Data segment:
[BEGIN]

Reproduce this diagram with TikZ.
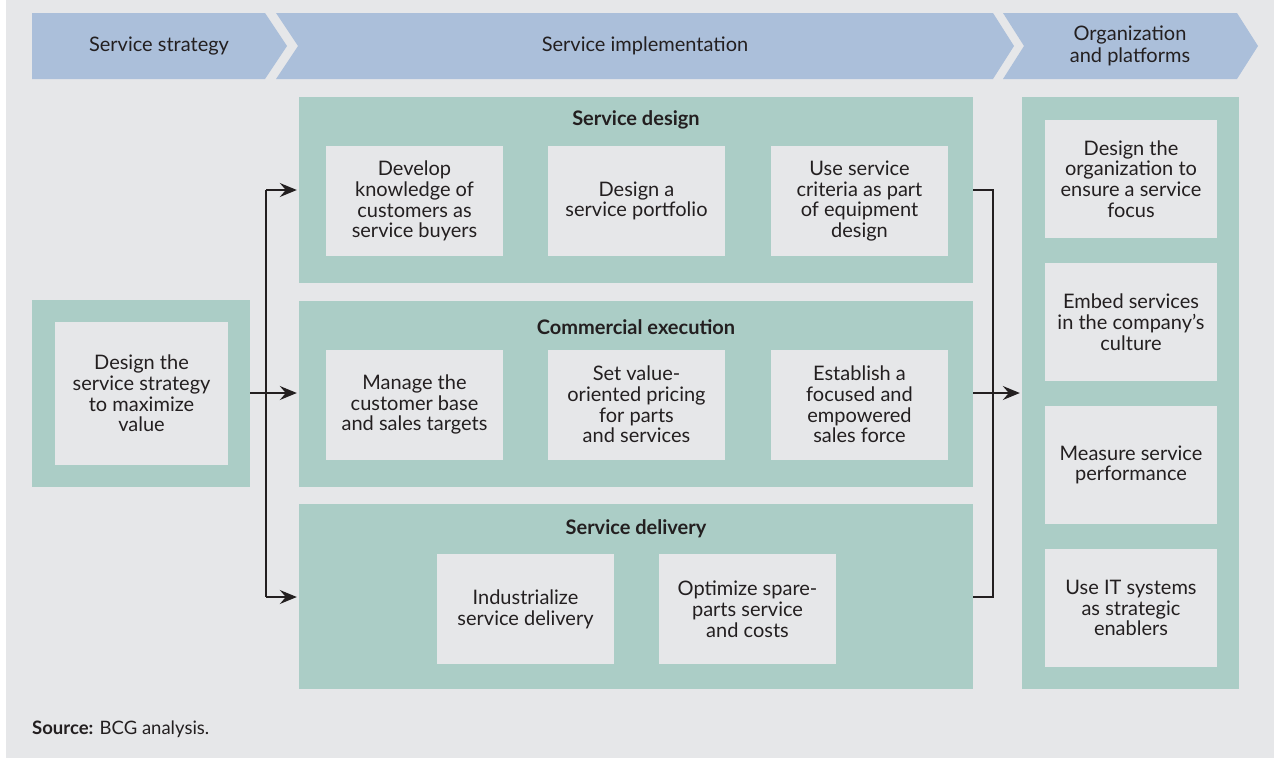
\documentclass[tikz,border=0pt]{standalone}
\usepackage{fontspec}
\setmainfont{Lato}
\usetikzlibrary{arrows.meta}
\definecolor{bg}{HTML}{E6E7E9}
\definecolor{banner}{HTML}{ABBFDA}
\definecolor{grn}{HTML}{ABCDC6}
\definecolor{ink}{HTML}{231F20}
\tikzset{
  grnbox/.style={fill=grn, draw=none, inner sep=0pt},
  cell/.style={fill=bg, draw=none, inner sep=0pt, minimum width=177pt, minimum height=110pt,
    align=center, text=ink, font=\fontsize{20}{20.8}\selectfont},
  orgcell/.style={cell, minimum width=172pt, minimum height=118pt},
  ttl/.style={text=ink, font=\fontsize{20}{20.8}\selectfont\bfseries, inner sep=0pt},
  bantxt/.style={text=ink, font=\fontsize{20}{21.5}\selectfont, align=center, inner sep=0pt},
  conn/.style={draw=ink, line width=1.3pt},
  arr/.style={conn, -{Stealth[length=17pt,width=14pt,inset=6pt]}}
}
\begin{document}
\begin{tikzpicture}[x=1pt,y=-1pt]
\useasboundingbox (0,0) rectangle (1274,758);
\fill[bg] (6,0) rectangle (1274,758);
% banner chevrons
\fill[banner] (32,13) -- (265,13) -- (287,46) -- (265,79) -- (32,79) -- cycle;
\fill[banner] (276,13) -- (993,13) -- (1014,46) -- (993,79) -- (276,79) -- (298,46) -- cycle;
\fill[banner] (1003,13) -- (1237,13) -- (1258,46) -- (1237,79) -- (1003,79) -- (1024,46) -- cycle;
\node[bantxt] (b1) at (159,46) {Service strategy};
\node[bantxt] (b2) at (645,46) {Service implementation};
\node[bantxt] (b3) at (1130,46) {Organization\\and platforms};
% green containers
\node[grnbox, minimum width=218pt, minimum height=187pt] (strat) at (141,393.5) {};
\node[grnbox, minimum width=674pt, minimum height=186pt] (design) at (636,190) {};
\node[grnbox, minimum width=674pt, minimum height=186pt] (comm) at (636,394) {};
\node[grnbox, minimum width=674pt, minimum height=185pt] (deliv) at (636,596.5) {};
\node[grnbox, minimum width=217pt, minimum height=592pt] (org) at (1130.5,393) {};
% titles
\node[ttl] (t1) at (636,120) {Service design};
\node[ttl] (t2) at (636,327) {Commercial execution};
\node[ttl] (t3) at (636,529) {Service delivery};
% cells
\node[cell, minimum width=173pt, minimum height=143pt] (s1) at (141.5,393.5) {Design the\\service strategy\\to maximize\\value};
\node[cell] (d1) at (414.5,201) {Develop\\knowledge of\\customers as\\service buyers};
\node[cell] (d2) at (636.5,201) {Design a\\service portfolio};
\node[cell] (d3) at (859.5,201) {Use service\\criteria as part\\of equipment\\design};
\node[cell] (c1) at (414.5,404.5) {Manage the\\customer base\\and sales targets};
\node[cell] (c2) at (636.5,404.5) {Set value-\\oriented pricing\\for parts\\and services};
\node[cell] (c3) at (859.5,404.5) {Establish a\\focused and\\empowered\\sales force};
\node[cell] (v1) at (525.5,609) {Industrialize\\service delivery};
\node[cell] (v2) at (747.5,609) {Optimize spare-\\parts service\\and costs};
\node[orgcell] (o1) at (1131,179) {Design the\\organization to\\ensure a service\\focus};
\node[orgcell] (o2) at (1131,322) {Embed services\\in the company’s\\culture};
\node[orgcell] (o3) at (1131,465) {Measure service\\performance};
\node[orgcell] (o4) at (1131,608) {Use IT systems\\as strategic\\enablers};
% connectors
\coordinate (lsplit) at (266,393);
\coordinate (ltop) at (266,190);
\coordinate (lbot) at (266,597);
\draw[arr] (strat.east |- lsplit) -- ([xshift=-2pt]comm.west |- lsplit);
\draw[arr] (lbot |- design.west) -- (ltop) -- ([xshift=-2pt]design.west);
\draw[conn] (ltop) -- (lbot);
\draw[arr] (lbot) -- ([xshift=-2pt]deliv.west |- lbot);
\coordinate (rtop) at (993,190);
\coordinate (rbot) at (993,597);
\draw[conn] (design.east |- rtop) -- (rtop) -- (rbot) -- (deliv.east |- rbot);
\draw[arr] (comm.east |- lsplit) -- ([xshift=-2pt]org.west |- lsplit);
% source
\node[anchor=west, text=ink, font=\fontsize{18.5}{21}\selectfont, inner sep=0pt] (src) at (32,729) {\textbf{Source:} BCG analysis.};
\end{tikzpicture}
\end{document}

[END]

Set task:
Your copy of the data above should match it exactly, except that pictures are left out.

Solution for this task:
Reproduce this diagram with TikZ.
\documentclass[tikz,border=0pt]{standalone}
\usepackage{fontspec}
\setmainfont{Lato}
\usetikzlibrary{arrows.meta}
\definecolor{bg}{HTML}{E6E7E9}
\definecolor{banner}{HTML}{ABBFDA}
\definecolor{grn}{HTML}{ABCDC6}
\definecolor{ink}{HTML}{231F20}
\tikzset{
  grnbox/.style={fill=grn, draw=none, inner sep=0pt},
  cell/.style={fill=bg, draw=none, inner sep=0pt, minimum width=177pt, minimum height=110pt,
    align=center, text=ink, font=\fontsize{20}{20.8}\selectfont},
  orgcell/.style={cell, minimum width=172pt, minimum height=118pt},
  ttl/.style={text=ink, font=\fontsize{20}{20.8}\selectfont\bfseries, inner sep=0pt},
  bantxt/.style={text=ink, font=\fontsize{20}{21.5}\selectfont, align=center, inner sep=0pt},
  conn/.style={draw=ink, line width=1.3pt},
  arr/.style={conn, -{Stealth[length=17pt,width=14pt,inset=6pt]}}
}
\begin{document}
\begin{tikzpicture}[x=1pt,y=-1pt]
\useasboundingbox (0,0) rectangle (1274,758);
\fill[bg] (6,0) rectangle (1274,758);
% banner chevrons
\fill[banner] (32,13) -- (265,13) -- (287,46) -- (265,79) -- (32,79) -- cycle;
\fill[banner] (276,13) -- (993,13) -- (1014,46) -- (993,79) -- (276,79) -- (298,46) -- cycle;
\fill[banner] (1003,13) -- (1237,13) -- (1258,46) -- (1237,79) -- (1003,79) -- (1024,46) -- cycle;
\node[bantxt] (b1) at (159,46) {Service strategy};
\node[bantxt] (b2) at (645,46) {Service implementation};
\node[bantxt] (b3) at (1130,46) {Organization\\and platforms};
% green containers
\node[grnbox, minimum width=218pt, minimum height=187pt] (strat) at (141,393.5) {};
\node[grnbox, minimum width=674pt, minimum height=186pt] (design) at (636,190) {};
\node[grnbox, minimum width=674pt, minimum height=186pt] (comm) at (636,394) {};
\node[grnbox, minimum width=674pt, minimum height=185pt] (deliv) at (636,596.5) {};
\node[grnbox, minimum width=217pt, minimum height=592pt] (org) at (1130.5,393) {};
% titles
\node[ttl] (t1) at (636,120) {Service design};
\node[ttl] (t2) at (636,327) {Commercial execution};
\node[ttl] (t3) at (636,529) {Service delivery};
% cells
\node[cell, minimum width=173pt, minimum height=143pt] (s1) at (141.5,393.5) {Design the\\service strategy\\to maximize\\value};
\node[cell] (d1) at (414.5,201) {Develop\\knowledge of\\customers as\\service buyers};
\node[cell] (d2) at (636.5,201) {Design a\\service portfolio};
\node[cell] (d3) at (859.5,201) {Use service\\criteria as part\\of equipment\\design};
\node[cell] (c1) at (414.5,404.5) {Manage the\\customer base\\and sales targets};
\node[cell] (c2) at (636.5,404.5) {Set value-\\oriented pricing\\for parts\\and services};
\node[cell] (c3) at (859.5,404.5) {Establish a\\focused and\\empowered\\sales force};
\node[cell] (v1) at (525.5,609) {Industrialize\\service delivery};
\node[cell] (v2) at (747.5,609) {Optimize spare-\\parts service\\and costs};
\node[orgcell] (o1) at (1131,179) {Design the\\organization to\\ensure a service\\focus};
\node[orgcell] (o2) at (1131,322) {Embed services\\in the company’s\\culture};
\node[orgcell] (o3) at (1131,465) {Measure service\\performance};
\node[orgcell] (o4) at (1131,608) {Use IT systems\\as strategic\\enablers};
% connectors
\coordinate (lsplit) at (266,393);
\coordinate (ltop) at (266,190);
\coordinate (lbot) at (266,597);
\draw[arr] (strat.east |- lsplit) -- ([xshift=-2pt]comm.west |- lsplit);
\draw[arr] (lbot |- design.west) -- (ltop) -- ([xshift=-2pt]design.west);
\draw[conn] (ltop) -- (lbot);
\draw[arr] (lbot) -- ([xshift=-2pt]deliv.west |- lbot);
\coordinate (rtop) at (993,190);
\coordinate (rbot) at (993,597);
\draw[conn] (design.east |- rtop) -- (rtop) -- (rbot) -- (deliv.east |- rbot);
\draw[arr] (comm.east |- lsplit) -- ([xshift=-2pt]org.west |- lsplit);
% source
\node[anchor=west, text=ink, font=\fontsize{18.5}{21}\selectfont, inner sep=0pt] (src) at (32,729) {\textbf{Source:} BCG analysis.};
\end{tikzpicture}
\end{document}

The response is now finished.